**What the exercise asks**. Retype, exactly as they stand, the lines from the start of the data to the line that contains "4e-6, 4.1e-6, 4.1e-6];", both ends included. Leave the pictures out.

**Dataset content**.

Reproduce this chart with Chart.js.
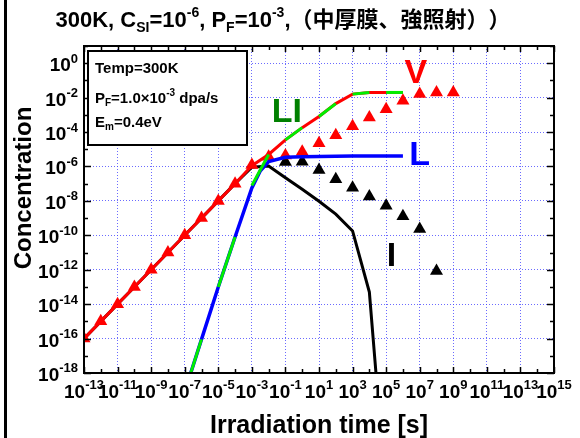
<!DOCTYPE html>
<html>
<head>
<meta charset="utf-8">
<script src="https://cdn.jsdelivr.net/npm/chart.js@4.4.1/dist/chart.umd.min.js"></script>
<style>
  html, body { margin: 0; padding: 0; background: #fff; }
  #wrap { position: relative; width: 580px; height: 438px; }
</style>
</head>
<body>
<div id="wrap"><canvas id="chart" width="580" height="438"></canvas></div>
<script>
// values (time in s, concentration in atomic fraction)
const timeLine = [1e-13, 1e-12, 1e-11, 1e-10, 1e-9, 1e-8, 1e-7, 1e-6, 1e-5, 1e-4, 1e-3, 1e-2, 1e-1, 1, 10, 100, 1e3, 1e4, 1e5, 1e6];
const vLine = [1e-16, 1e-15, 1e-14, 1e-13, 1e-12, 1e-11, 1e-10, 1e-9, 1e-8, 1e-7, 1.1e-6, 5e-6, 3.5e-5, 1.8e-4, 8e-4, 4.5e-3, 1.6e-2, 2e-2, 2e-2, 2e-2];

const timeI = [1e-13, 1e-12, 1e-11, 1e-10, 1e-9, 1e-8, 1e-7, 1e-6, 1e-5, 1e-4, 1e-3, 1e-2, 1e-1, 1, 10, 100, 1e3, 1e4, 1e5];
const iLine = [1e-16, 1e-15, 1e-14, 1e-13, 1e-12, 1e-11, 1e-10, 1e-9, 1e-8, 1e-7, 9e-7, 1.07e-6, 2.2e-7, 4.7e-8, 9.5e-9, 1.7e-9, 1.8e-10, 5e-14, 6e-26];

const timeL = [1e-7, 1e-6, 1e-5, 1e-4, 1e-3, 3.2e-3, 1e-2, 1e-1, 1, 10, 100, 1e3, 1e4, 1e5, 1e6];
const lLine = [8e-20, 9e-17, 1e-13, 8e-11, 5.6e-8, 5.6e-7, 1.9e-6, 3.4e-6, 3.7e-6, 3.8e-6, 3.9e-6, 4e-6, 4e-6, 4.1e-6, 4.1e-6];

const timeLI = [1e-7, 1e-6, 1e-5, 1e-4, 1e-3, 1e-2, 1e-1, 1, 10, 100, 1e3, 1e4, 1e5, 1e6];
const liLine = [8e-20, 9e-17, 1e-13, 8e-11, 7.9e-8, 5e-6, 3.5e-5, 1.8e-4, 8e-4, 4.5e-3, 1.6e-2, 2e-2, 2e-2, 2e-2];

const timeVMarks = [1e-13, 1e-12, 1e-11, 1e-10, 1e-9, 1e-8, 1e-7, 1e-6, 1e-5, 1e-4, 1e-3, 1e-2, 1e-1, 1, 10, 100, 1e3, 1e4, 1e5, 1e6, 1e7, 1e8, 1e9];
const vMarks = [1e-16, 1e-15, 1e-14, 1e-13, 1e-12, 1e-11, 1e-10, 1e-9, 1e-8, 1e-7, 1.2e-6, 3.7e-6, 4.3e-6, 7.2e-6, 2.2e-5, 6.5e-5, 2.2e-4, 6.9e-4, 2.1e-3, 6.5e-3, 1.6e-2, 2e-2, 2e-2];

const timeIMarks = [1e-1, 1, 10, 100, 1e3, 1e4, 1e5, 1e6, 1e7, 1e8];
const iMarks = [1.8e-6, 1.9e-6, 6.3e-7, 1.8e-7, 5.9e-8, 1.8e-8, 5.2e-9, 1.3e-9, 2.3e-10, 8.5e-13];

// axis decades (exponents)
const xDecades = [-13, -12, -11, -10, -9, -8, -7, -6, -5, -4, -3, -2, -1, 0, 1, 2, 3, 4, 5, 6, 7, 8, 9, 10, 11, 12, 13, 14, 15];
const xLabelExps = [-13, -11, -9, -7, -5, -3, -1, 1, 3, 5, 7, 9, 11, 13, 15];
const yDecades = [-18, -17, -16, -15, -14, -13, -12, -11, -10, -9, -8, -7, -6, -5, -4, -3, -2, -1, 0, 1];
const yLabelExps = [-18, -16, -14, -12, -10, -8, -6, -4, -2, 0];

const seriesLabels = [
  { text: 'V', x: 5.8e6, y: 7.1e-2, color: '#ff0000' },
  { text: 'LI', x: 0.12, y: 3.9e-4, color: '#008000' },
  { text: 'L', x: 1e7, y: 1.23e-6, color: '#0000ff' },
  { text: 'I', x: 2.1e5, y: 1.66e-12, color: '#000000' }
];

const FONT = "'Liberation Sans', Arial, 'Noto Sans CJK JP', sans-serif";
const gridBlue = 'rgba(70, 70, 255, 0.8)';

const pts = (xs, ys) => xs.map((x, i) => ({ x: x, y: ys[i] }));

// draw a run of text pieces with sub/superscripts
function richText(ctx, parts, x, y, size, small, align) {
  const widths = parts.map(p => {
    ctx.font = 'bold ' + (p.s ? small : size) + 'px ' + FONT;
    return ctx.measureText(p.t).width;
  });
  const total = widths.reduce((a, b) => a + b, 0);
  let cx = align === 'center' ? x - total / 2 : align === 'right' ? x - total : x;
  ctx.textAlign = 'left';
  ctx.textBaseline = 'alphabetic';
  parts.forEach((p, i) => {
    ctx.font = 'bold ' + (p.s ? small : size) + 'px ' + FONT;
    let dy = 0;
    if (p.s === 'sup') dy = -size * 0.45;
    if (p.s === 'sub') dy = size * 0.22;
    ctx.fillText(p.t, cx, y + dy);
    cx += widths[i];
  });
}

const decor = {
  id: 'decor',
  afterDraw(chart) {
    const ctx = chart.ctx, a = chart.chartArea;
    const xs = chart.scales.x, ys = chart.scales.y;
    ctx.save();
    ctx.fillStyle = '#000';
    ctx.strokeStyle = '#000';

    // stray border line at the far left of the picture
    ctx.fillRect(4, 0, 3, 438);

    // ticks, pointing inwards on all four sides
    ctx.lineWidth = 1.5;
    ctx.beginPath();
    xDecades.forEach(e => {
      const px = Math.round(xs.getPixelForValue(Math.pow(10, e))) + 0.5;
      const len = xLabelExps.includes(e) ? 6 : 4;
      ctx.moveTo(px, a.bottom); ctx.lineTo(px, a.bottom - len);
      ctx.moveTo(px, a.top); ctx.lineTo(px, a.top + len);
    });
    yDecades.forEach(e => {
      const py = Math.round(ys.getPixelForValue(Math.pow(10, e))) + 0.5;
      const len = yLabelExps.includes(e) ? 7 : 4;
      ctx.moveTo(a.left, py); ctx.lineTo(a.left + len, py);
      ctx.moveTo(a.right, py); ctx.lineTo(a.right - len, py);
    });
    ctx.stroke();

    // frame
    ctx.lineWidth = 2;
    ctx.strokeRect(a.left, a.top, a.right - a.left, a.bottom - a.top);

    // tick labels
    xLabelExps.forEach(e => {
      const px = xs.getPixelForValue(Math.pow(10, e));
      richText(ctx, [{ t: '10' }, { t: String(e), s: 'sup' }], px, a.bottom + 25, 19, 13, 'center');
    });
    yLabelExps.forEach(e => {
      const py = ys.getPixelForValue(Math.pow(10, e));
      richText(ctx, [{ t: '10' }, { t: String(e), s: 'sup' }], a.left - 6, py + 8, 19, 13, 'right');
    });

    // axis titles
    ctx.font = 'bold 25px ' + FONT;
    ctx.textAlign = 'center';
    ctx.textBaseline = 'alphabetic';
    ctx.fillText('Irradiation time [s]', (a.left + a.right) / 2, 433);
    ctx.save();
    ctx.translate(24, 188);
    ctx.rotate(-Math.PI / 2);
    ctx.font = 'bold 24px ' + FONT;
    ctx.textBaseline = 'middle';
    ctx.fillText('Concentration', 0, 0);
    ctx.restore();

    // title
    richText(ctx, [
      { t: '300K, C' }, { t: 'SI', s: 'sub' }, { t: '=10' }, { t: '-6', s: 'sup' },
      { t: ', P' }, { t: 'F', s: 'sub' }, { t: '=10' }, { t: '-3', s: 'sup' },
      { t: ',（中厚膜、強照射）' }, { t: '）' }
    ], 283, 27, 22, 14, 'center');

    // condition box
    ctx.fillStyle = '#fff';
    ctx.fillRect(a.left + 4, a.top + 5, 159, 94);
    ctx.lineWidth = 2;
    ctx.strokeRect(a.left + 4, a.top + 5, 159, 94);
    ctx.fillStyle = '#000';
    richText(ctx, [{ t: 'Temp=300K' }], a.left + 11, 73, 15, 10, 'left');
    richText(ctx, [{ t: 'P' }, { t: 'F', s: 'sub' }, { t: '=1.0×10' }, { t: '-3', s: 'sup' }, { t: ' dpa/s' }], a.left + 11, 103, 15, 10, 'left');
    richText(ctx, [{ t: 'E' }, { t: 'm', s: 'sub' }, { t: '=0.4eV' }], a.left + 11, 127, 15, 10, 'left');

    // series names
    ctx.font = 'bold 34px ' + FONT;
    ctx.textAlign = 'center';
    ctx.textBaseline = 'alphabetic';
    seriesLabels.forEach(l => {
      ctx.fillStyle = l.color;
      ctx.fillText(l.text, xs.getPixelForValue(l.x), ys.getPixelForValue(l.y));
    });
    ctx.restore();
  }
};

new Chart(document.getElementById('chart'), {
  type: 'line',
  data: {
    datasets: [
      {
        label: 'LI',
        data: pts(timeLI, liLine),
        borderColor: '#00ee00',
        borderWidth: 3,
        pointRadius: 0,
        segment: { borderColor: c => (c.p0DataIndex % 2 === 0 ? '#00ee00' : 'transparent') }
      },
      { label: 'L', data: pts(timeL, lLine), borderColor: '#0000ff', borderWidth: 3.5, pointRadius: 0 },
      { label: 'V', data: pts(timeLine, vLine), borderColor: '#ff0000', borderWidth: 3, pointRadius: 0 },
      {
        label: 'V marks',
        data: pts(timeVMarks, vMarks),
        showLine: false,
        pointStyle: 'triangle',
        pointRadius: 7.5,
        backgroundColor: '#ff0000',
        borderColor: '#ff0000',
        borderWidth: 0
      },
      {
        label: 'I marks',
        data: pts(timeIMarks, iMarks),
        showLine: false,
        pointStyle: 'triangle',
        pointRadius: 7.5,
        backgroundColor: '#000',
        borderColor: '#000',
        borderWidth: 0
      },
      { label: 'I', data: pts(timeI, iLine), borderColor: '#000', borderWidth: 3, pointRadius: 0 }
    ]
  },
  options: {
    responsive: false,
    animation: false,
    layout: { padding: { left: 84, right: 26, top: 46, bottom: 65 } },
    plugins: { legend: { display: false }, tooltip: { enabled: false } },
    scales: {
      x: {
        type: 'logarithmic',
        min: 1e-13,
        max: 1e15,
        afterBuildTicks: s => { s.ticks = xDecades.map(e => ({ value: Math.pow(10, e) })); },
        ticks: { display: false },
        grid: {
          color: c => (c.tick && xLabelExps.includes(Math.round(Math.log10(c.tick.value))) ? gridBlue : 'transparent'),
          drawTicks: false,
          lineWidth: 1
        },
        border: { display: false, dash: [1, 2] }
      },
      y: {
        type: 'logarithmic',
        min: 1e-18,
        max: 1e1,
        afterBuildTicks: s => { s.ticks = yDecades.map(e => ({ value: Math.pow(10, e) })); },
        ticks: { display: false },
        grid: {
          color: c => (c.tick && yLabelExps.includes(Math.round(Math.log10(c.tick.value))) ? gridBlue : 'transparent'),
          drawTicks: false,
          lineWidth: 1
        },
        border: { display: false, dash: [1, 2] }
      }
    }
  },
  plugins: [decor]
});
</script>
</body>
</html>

**Reply**.
Reproduce this chart with Chart.js.
<!DOCTYPE html>
<html>
<head>
<meta charset="utf-8">
<script src="https://cdn.jsdelivr.net/npm/chart.js@4.4.1/dist/chart.umd.min.js"></script>
<style>
  html, body { margin: 0; padding: 0; background: #fff; }
  #wrap { position: relative; width: 580px; height: 438px; }
</style>
</head>
<body>
<div id="wrap"><canvas id="chart" width="580" height="438"></canvas></div>
<script>
// values (time in s, concentration in atomic fraction)
const timeLine = [1e-13, 1e-12, 1e-11, 1e-10, 1e-9, 1e-8, 1e-7, 1e-6, 1e-5, 1e-4, 1e-3, 1e-2, 1e-1, 1, 10, 100, 1e3, 1e4, 1e5, 1e6];
const vLine = [1e-16, 1e-15, 1e-14, 1e-13, 1e-12, 1e-11, 1e-10, 1e-9, 1e-8, 1e-7, 1.1e-6, 5e-6, 3.5e-5, 1.8e-4, 8e-4, 4.5e-3, 1.6e-2, 2e-2, 2e-2, 2e-2];

const timeI = [1e-13, 1e-12, 1e-11, 1e-10, 1e-9, 1e-8, 1e-7, 1e-6, 1e-5, 1e-4, 1e-3, 1e-2, 1e-1, 1, 10, 100, 1e3, 1e4, 1e5];
const iLine = [1e-16, 1e-15, 1e-14, 1e-13, 1e-12, 1e-11, 1e-10, 1e-9, 1e-8, 1e-7, 9e-7, 1.07e-6, 2.2e-7, 4.7e-8, 9.5e-9, 1.7e-9, 1.8e-10, 5e-14, 6e-26];

const timeL = [1e-7, 1e-6, 1e-5, 1e-4, 1e-3, 3.2e-3, 1e-2, 1e-1, 1, 10, 100, 1e3, 1e4, 1e5, 1e6];
const lLine = [8e-20, 9e-17, 1e-13, 8e-11, 5.6e-8, 5.6e-7, 1.9e-6, 3.4e-6, 3.7e-6, 3.8e-6, 3.9e-6, 4e-6, 4e-6, 4.1e-6, 4.1e-6];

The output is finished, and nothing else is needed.